I am also not going to delve into how to use affirmations since there is more than enough material out there devoted to the subject. My interest isn’t even about the pithy little statements that are used as affirmations, like Coué’s best-known example (“Every day, in every way, I’m getting better and better”). I am talking about larger scale concepts, like a global worldview or, the theme of your own story.
It is being written as you live through each day. It can be something that just happens, a series of events that you might choose to assign some overall meaning in hindsight. Alternatively, you might opt for more control as the author of your own autobiography. That won’t let you spell out every little detail, but it can do wonders for the story taking shape in a way that you would prefer.
I have seen this demonstrated most potently, and unfortunately, by rads who use the technique against themselves. They are not intentionally self-destructive. They just fall into bad habits of thinking.
Around my completion of residency/fellowship, the job market was crummy (still a way to go before hitting rock bottom). It wasn’t the best time to be emerging from training and launching a career, especially in the area some of us intended to live. None of us were Pollyannas about the situation but some were definitely more doom and gloom-ish than others.
As years went by and some of us kept in touch, I noticed that the more severe doomers (one, I recall, lamented “so much for a good career” only a couple of years into his) never seemed to get happier. It didn’t matter that we were gaining competence and confidence along with better wages and titles. The doomers always found new things to be glum about.
While I wasn’t Dr. Sunshine about my first couple of jobs going sideways, including a promised partnership that failed to materialize, I did have the core notion that, however it happened, I would find ways to succeed. Obstacles that might have made the doomers say “See? We can’t win” would make me think, “This won’t stop me.” Maybe that was one of my affirmations.

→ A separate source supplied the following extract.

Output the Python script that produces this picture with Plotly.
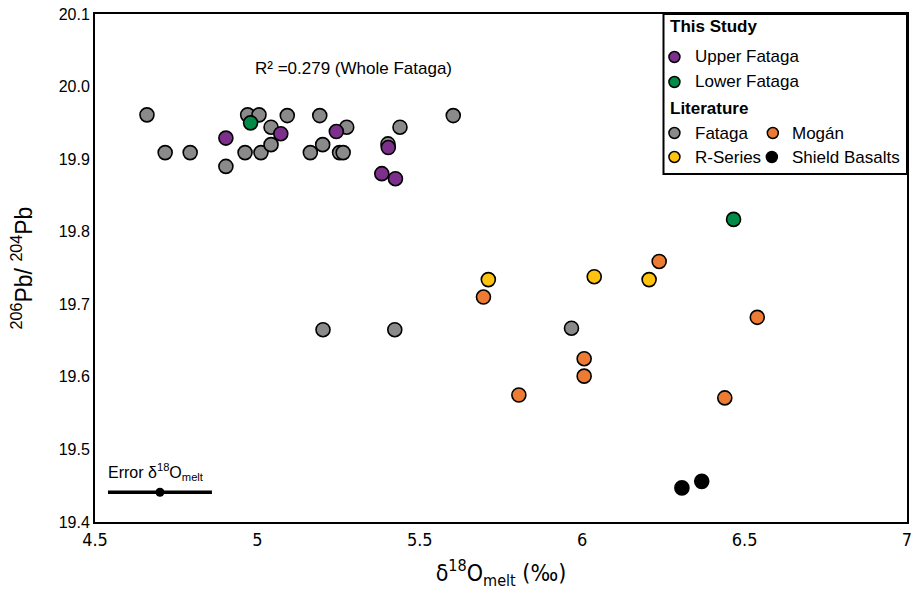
import plotly.graph_objects as go

# ---------------- data ----------------
fataga_x = [4.66, 4.716, 4.793, 4.903, 4.970, 5.005, 4.962, 5.011, 5.042, 5.042, 5.092,
            5.163, 5.192, 5.201, 5.253, 5.264, 5.275, 5.402, 5.439, 5.603,
            5.202, 5.423, 5.967]
fataga_y = [19.961, 19.909, 19.909, 19.890, 19.961, 19.961, 19.909, 19.909, 19.944, 19.920, 19.960,
            19.909, 19.960, 19.920, 19.909, 19.909, 19.944, 19.921, 19.944, 19.960,
            19.665, 19.665, 19.667]

upper_x = [4.903, 5.072, 5.243, 5.403, 5.383, 5.425]
upper_y = [19.929, 19.935, 19.938, 19.916, 19.880, 19.873]

lower_x = [4.979, 6.466]
lower_y = [19.950, 19.817]

mogan_x = [6.237, 5.696, 6.539, 6.006, 6.006, 5.805, 6.439]
mogan_y = [19.759, 19.710, 19.682, 19.625, 19.601, 19.575, 19.571]

rseries_x = [5.711, 6.037, 6.206]
rseries_y = [19.734, 19.738, 19.734]

shield_x = [6.307, 6.368]
shield_y = [19.447, 19.456]

error_center = [4.70]
error_y = [19.441]
error_half = [0.16]

x_ticks = [4.5, 5, 5.5, 6, 6.5, 7]
x_tick_text = ["4.5", "5", "5.5", "6", "6.5", "7"]
y_ticks = [19.4, 19.5, 19.6, 19.7, 19.8, 19.9, 20.0, 20.1]
y_tick_text = ["19.4", "19.5", "19.6", "19.7", "19.8", "19.9", "20.0", "20.1"]

# ---------------- styles ----------------
GRAY = "#8a8a8a"
PURPLE = "#7d2f8c"
GREEN = "#008b47"
ORANGE = "#ec7c33"
YELLOW = "#ffc20e"
BLACK = "#000000"
SANS = "Liberation Sans, Arial, Helvetica, sans-serif"
NARROW = "Liberation Sans Narrow, DejaVu Sans Condensed, Liberation Sans, Arial, sans-serif"

MS = 14


def mk(color):
    return dict(size=MS, color=color, line=dict(color="black", width=1.6))


fig = go.Figure()
fig.add_trace(go.Scatter(x=fataga_x, y=fataga_y, mode="markers", marker=mk(GRAY), name="Fataga"))
fig.add_trace(go.Scatter(x=mogan_x, y=mogan_y, mode="markers", marker=mk(ORANGE), name="Mogán"))
fig.add_trace(go.Scatter(x=rseries_x, y=rseries_y, mode="markers", marker=mk(YELLOW), name="R-Series"))
fig.add_trace(go.Scatter(x=shield_x, y=shield_y, mode="markers", marker=mk(BLACK), name="Shield Basalts"))
fig.add_trace(go.Scatter(x=upper_x, y=upper_y, mode="markers", marker=mk(PURPLE), name="Upper Fataga"))
fig.add_trace(go.Scatter(x=lower_x, y=lower_y, mode="markers", marker=mk(GREEN), name="Lower Fataga"))

# error bar
fig.add_trace(go.Scatter(
    x=error_center, y=error_y, mode="markers",
    marker=dict(size=9, color="black"),
    error_x=dict(type="data", array=error_half, symmetric=True, thickness=3.5, width=0, color="black"),
    name="Error"))

fig.add_annotation(x=4.535, y=19.469, xref="x", yref="y", xanchor="left", yanchor="middle",
                   text="Error δ<sup>18</sup>O<sub>melt</sub>", showarrow=False,
                   font=dict(family=SANS, size=16, color="black"))

fig.add_annotation(x=5.297, y=20.025, xref="x", yref="y", xanchor="center", yanchor="middle",
                   text="R² =0.279 (Whole Fataga)", showarrow=False,
                   font=dict(family=SANS, size=17, color="black"))

# ---------------- manual legend ----------------
L, R, T, B = 95, 912, 14, 522
W, H = R - L, B - T


def px(xp):
    return (xp - L) / W


def py(yp):
    return (B - yp) / H


fig.add_shape(type="rect", xref="paper", yref="paper",
              x0=px(667), x1=px(912), y0=py(174), y1=py(14),
              line=dict(color="black", width=2), fillcolor="white", layer="above")

legend_items = [
    (678, 57, PURPLE, "Upper Fataga", 697),
    (678, 82, GREEN, "Lower Fataga", 697),
    (678, 133, GRAY, "Fataga", 697),
    (777, 133, ORANGE, "Mogán", 794),
    (678, 157, YELLOW, "R-Series", 697),
    (776, 157, BLACK, "Shield Basalts", 794),
]
for cx, cy, col, label, tx in legend_items:
    fig.add_shape(type="circle", xref="paper", yref="paper",
                  xsizemode="pixel", ysizemode="pixel",
                  xanchor=px(cx), yanchor=py(cy),
                  x0=-5.5, x1=5.5, y0=-5.5, y1=5.5,
                  fillcolor=col, line=dict(color="black", width=1.5), layer="above")
    fig.add_annotation(x=px(tx), y=py(cy), xref="paper", yref="paper",
                       xanchor="left", yanchor="middle", text=label, showarrow=False,
                       font=dict(family=SANS, size=17, color="black"))

for title, ty in [("This Study", 27), ("Literature", 108)]:
    fig.add_annotation(x=px(672), y=py(ty), xref="paper", yref="paper",
                       xanchor="left", yanchor="middle", text="<b>" + title + "</b>", showarrow=False,
                       font=dict(family=SANS, size=17, color="black"))

# ---------------- layout ----------------
fig.update_layout(
    width=915, height=596,
    margin=dict(l=L, r=915 - R, t=T, b=596 - B, pad=0),
    paper_bgcolor="white", plot_bgcolor="white",
    showlegend=False,
    xaxis=dict(range=[4.5, 7], tickvals=x_ticks, ticktext=x_tick_text,
               showgrid=False, zeroline=False, showline=True, linecolor="black", linewidth=2,
               mirror=True, ticks="", ticklen=0, ticklabeloverflow="allow",
               tickfont=dict(family=NARROW, size=18, color="black"),
               title=dict(text="δ<sup>18</sup>O<sub>melt</sub> (‰)", standoff=16,
                          font=dict(family=NARROW, size=23, color="black"))),
    yaxis=dict(range=[19.4, 20.1], tickvals=y_ticks, ticktext=y_tick_text,
               showgrid=False, zeroline=False, showline=True, linecolor="black", linewidth=2,
               mirror=True, ticks="", ticklen=0, ticklabeloverflow="allow",
               tickfont=dict(family=SANS, size=16, color="black"),
               title=dict(text="<sup>206</sup>Pb/ <sup>204</sup>Pb", standoff=20,
                          font=dict(family=SANS, size=23, color="black"))),
)

fig.write_html("out.html")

As years passed and the job market recovered, a lot of the doomers stayed put in positions that dissatisfied them. They tried slowly grinding their way up chains of command or otherwise writing their own stories that this was as good as they could expect. I hope that they found some happiness in their slow-but-steady progress.

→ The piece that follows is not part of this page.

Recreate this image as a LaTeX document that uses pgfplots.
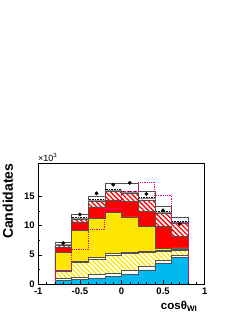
\documentclass[border=0pt]{standalone}
\usepackage{fontspec}
\setmainfont{Liberation Sans}
\usepackage{pgfplots}
\pgfplotsset{compat=1.18}
\usetikzlibrary{patterns.meta}
\definecolor{rootcyan}{RGB}{0,185,240}
\definecolor{rootyellow}{RGB}{255,230,0}
\definecolor{outl}{RGB}{80,80,80}
\begin{document}
\begin{tikzpicture}[x=1pt,y=1pt]
\path[use as bounding box] (0,0) rectangle (245,317);
\begin{axis}[at={(38.3pt,33pt)}, anchor=south west,
 width=166.4pt, height=120.7pt, scale only axis,
 xmin=-1, xmax=1, ymin=0, ymax=20.65,
 xtick={-1,-0.5,0,0.5,1}, xticklabels={-1,-0.5,0,0.5,1}, minor x tick num=4,
 ytick={0,5,10,15}, yticklabels={0,5,10,15}, minor y tick num=1,
 tick align=inside, xtick pos=bottom, ytick pos=left,
 major tick length=4pt, minor tick length=2pt,
 tick style={black, line width=0.5pt},
 axis line style={line width=0.6pt},
 /pgf/number format/assume math mode=true,
 ticklabel style={font=\fontsize{9.5}{10}\selectfont\bfseries},
 xticklabel style={yshift=-0.5pt},
 axis on top,
 hist/.style={const plot, line width=0.5pt},
]
% top white box
\addplot[hist, fill=white, draw=outl] coordinates {(-0.8,7.15) (-0.6,11.9) (-0.4,15.05) (-0.2,17.2) (0,17.3) (0.2,15.8) (0.4,13.3) (0.6,11.4) (0.8,11.4)} \closedcycle;
% dotted line
\addplot[const plot, draw=black, densely dotted, line width=0.6pt] coordinates {(-0.8,6.85) (-0.6,11.4) (-0.4,14.5) (-0.2,16.2) (0,15.9) (0.2,14.8) (0.4,12.5) (0.6,10.8) (0.8,10.8)};
% gray band
\addplot[hist, fill=white, draw=black!45] coordinates {(-0.8,6.75) (-0.6,11.2) (-0.4,14.35) (-0.2,16.0) (0,15.7) (0.2,14.6) (0.4,12.3) (0.6,10.6) (0.8,10.6)} \closedcycle;
% red hatch
\addplot[hist, fill=white, draw=outl, postaction={pattern={Lines[angle=-45,distance=3.4pt,line width=1.3pt]}, pattern color=red}] coordinates {(-0.8,6.65) (-0.6,11.05) (-0.4,14.2) (-0.2,15.8) (0,15.5) (0.2,14.4) (0.4,12.1) (0.6,10.4) (0.8,10.4)} \closedcycle;
% red
\addplot[hist, fill=red, draw=outl] coordinates {(-0.8,6.3) (-0.6,10.55) (-0.4,13.2) (-0.2,14.3) (0,14.1) (0.2,12.4) (0.4,9.8) (0.6,8.2) (0.8,8.2)} \closedcycle;
% yellow
\addplot[hist, fill=rootyellow, draw=outl] coordinates {(-0.8,5.4) (-0.6,9.2) (-0.4,11.2) (-0.2,12.2) (0,11.5) (0.2,9.9) (0.4,6.1) (0.6,6.2) (0.8,6.2)} \closedcycle;
% thin white band
\addplot[hist, fill=white, draw=outl] coordinates {(-0.8,2.4) (-0.6,3.9) (-0.4,4.5) (-0.2,5.2) (0,5.4) (0.2,5.6) (0.4,5.8) (0.6,6.0) (0.8,6.0)} \closedcycle;
% yellow hatch
\addplot[hist, fill=white, draw=outl, postaction={pattern={Lines[angle=-45,distance=3.4pt,line width=1.3pt]}, pattern color=rootyellow}] coordinates {(-0.8,2.2) (-0.6,3.7) (-0.4,4.3) (-0.2,5.0) (0,5.2) (0.2,5.4) (0.4,5.6) (0.6,5.7) (0.8,5.7)} \closedcycle;
% white band
\addplot[hist, fill=white, draw=outl] coordinates {(-0.8,0.95) (-0.6,1.2) (-0.4,1.6) (-0.2,1.9) (0,2.3) (0.2,3.0) (0.4,4.0) (0.6,4.9) (0.8,4.9)} \closedcycle;
% cyan
\addplot[hist, fill=rootcyan, draw=outl] coordinates {(-0.8,0.6) (-0.6,0.8) (-0.4,1.0) (-0.2,1.3) (0,1.7) (0.2,2.4) (0.4,3.6) (0.6,4.6) (0.8,4.6)} \closedcycle;
% magenta dotted
\addplot[const plot, draw=magenta, densely dotted, line width=0.8pt] coordinates {(-1,0) (-0.8,2.4) (-0.6,5.9) (-0.4,9.3) (-0.2,13.0) (0,15.9) (0.2,17.4) (0.4,15.2) (0.6,10.6) (0.8,0) (1,0)};
% data
\addplot[only marks, mark=*, mark size=1.7pt, black] coordinates {(-0.7,7.0) (-0.5,11.9) (-0.3,15.5) (-0.1,17.0) (0.1,17.3) (0.3,15.4) (0.5,12.6) (0.7,10.3)};
\end{axis}
\node[anchor=base west, inner sep=0pt, font=\fontsize{9}{10}\selectfont] at (38,155.5) {×10\textsuperscript{3}};
\node[rotate=90, anchor=south east, inner sep=0pt, font=\fontsize{14}{16}\selectfont\bfseries] at (13.3,153.7) {Candidates};
\node[anchor=base east, inner sep=0pt, font=\fontsize{11.5}{13}\selectfont\bfseries] at (197,8) {cosθ\raisebox{-0.25em}{\fontsize{8}{9}\selectfont WI}};
\end{tikzpicture}
\end{document}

Meanwhile, the rough sketch of my own story included never staying in an unhappy situation when I could manage something better. If you have read much of my stuff, you know how a few initially promising telerad gigs ran out of gas and when that happened, I switched to others with full tanks. Each transition was a big step up in every way that mattered to me.
That is the real power of affirmations: writing your own story, whatever you want to call it. If you center your worldview on the notion that things will ultimately go where you want them to, it is a lot more likely to happen than if you decide upfront that your tale will be one of frustration and failure.
You will see opportunities and take them rather than failing to detect them at all or finding ways to convince yourself that they are all dead ends. Even if they turn out to be dead ends, your story will at least be a series of valiant attempts that may be satisfying in their own right. Maybe these attempts won’t necessarily prove to be valiant but at least interesting for you to recollect later. They might simply be good tales to tell future generations of rads (or anybody else who is interested).
However, what if you are nearing the end of your career, and now wish you had done things differently? Most of your story is already written as I mentioned earlier. Does any of this help you?
I maintain that it can. Erikson’s stages of psychosocial development have two of eight stages (25 percent) that address personal development in young adulthood and contributions to society in middle adulthood. He didn’t just put them there for funsies. That is fertile ground for coming to grips with what you have done beforehand and adjusting your third act so it is less of a tragedy and more of a triumph.